- **Goal**:
Starting at the first line of the data, please print exactly those lines through the one that holds "(mx) at (526,0);", omitting every picture.
---------- Data lines ----------
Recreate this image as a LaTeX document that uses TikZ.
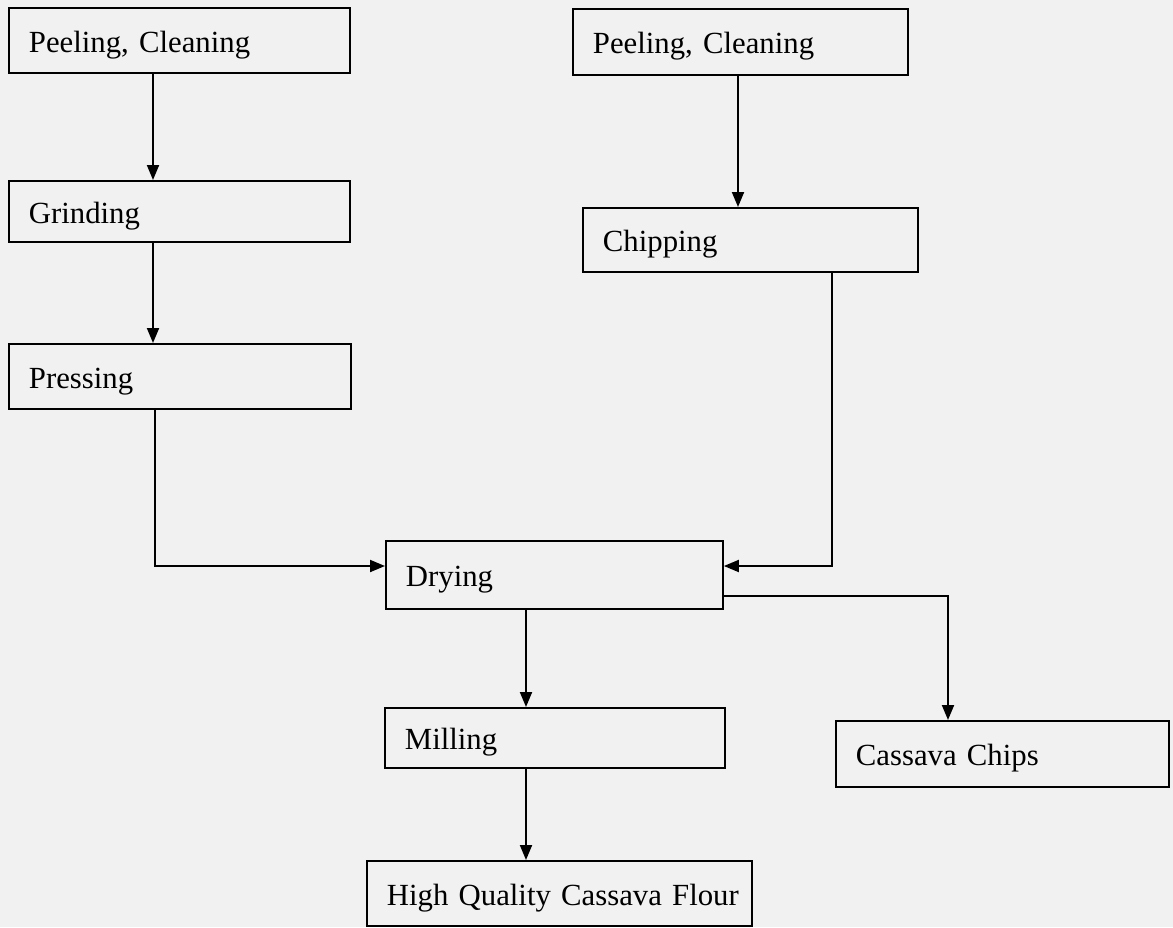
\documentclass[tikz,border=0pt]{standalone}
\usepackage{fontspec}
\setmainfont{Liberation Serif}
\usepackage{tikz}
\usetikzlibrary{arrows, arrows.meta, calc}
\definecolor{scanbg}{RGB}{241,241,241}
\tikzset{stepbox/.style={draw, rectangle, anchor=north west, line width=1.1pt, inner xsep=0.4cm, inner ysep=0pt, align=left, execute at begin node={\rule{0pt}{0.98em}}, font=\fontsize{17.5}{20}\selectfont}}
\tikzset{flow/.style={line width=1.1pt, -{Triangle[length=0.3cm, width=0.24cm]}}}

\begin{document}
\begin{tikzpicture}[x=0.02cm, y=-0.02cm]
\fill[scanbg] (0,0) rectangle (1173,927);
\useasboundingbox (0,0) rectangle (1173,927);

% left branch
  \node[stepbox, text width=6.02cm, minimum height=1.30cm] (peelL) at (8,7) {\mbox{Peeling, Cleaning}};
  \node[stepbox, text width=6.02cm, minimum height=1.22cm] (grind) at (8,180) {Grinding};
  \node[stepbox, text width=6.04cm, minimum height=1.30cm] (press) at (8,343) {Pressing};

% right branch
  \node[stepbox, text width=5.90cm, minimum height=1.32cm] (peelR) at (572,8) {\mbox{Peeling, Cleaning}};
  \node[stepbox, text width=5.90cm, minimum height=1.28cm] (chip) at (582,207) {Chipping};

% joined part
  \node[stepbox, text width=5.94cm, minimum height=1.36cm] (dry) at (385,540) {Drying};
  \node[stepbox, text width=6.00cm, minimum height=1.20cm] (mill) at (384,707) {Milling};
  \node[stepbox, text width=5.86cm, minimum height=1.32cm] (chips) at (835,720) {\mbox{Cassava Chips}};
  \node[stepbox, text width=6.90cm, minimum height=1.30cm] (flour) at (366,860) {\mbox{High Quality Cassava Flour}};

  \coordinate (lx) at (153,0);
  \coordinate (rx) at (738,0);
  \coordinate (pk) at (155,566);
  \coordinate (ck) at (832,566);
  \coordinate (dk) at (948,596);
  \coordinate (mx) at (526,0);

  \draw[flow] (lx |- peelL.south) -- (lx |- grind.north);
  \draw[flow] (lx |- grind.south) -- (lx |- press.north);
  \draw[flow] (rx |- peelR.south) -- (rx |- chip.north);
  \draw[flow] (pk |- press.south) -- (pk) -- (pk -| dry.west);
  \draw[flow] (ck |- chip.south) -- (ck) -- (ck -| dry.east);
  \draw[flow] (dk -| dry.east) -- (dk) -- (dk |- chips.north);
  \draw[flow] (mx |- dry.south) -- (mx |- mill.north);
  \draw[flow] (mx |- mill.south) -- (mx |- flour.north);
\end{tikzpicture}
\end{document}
----------
- **Output of the exercise**:
Recreate this image as a LaTeX document that uses TikZ.
\documentclass[tikz,border=0pt]{standalone}
\usepackage{fontspec}
\setmainfont{Liberation Serif}
\usepackage{tikz}
\usetikzlibrary{arrows, arrows.meta, calc}
\definecolor{scanbg}{RGB}{241,241,241}
\tikzset{stepbox/.style={draw, rectangle, anchor=north west, line width=1.1pt, inner xsep=0.4cm, inner ysep=0pt, align=left, execute at begin node={\rule{0pt}{0.98em}}, font=\fontsize{17.5}{20}\selectfont}}
\tikzset{flow/.style={line width=1.1pt, -{Triangle[length=0.3cm, width=0.24cm]}}}

\begin{document}
\begin{tikzpicture}[x=0.02cm, y=-0.02cm]
\fill[scanbg] (0,0) rectangle (1173,927);
\useasboundingbox (0,0) rectangle (1173,927);

% left branch
  \node[stepbox, text width=6.02cm, minimum height=1.30cm] (peelL) at (8,7) {\mbox{Peeling, Cleaning}};
  \node[stepbox, text width=6.02cm, minimum height=1.22cm] (grind) at (8,180) {Grinding};
  \node[stepbox, text width=6.04cm, minimum height=1.30cm] (press) at (8,343) {Pressing};

% right branch
  \node[stepbox, text width=5.90cm, minimum height=1.32cm] (peelR) at (572,8) {\mbox{Peeling, Cleaning}};
  \node[stepbox, text width=5.90cm, minimum height=1.28cm] (chip) at (582,207) {Chipping};

% joined part
  \node[stepbox, text width=5.94cm, minimum height=1.36cm] (dry) at (385,540) {Drying};
  \node[stepbox, text width=6.00cm, minimum height=1.20cm] (mill) at (384,707) {Milling};
  \node[stepbox, text width=5.86cm, minimum height=1.32cm] (chips) at (835,720) {\mbox{Cassava Chips}};
  \node[stepbox, text width=6.90cm, minimum height=1.30cm] (flour) at (366,860) {\mbox{High Quality Cassava Flour}};

  \coordinate (lx) at (153,0);
  \coordinate (rx) at (738,0);
  \coordinate (pk) at (155,566);
  \coordinate (ck) at (832,566);
  \coordinate (dk) at (948,596);
  \coordinate (mx) at (526,0);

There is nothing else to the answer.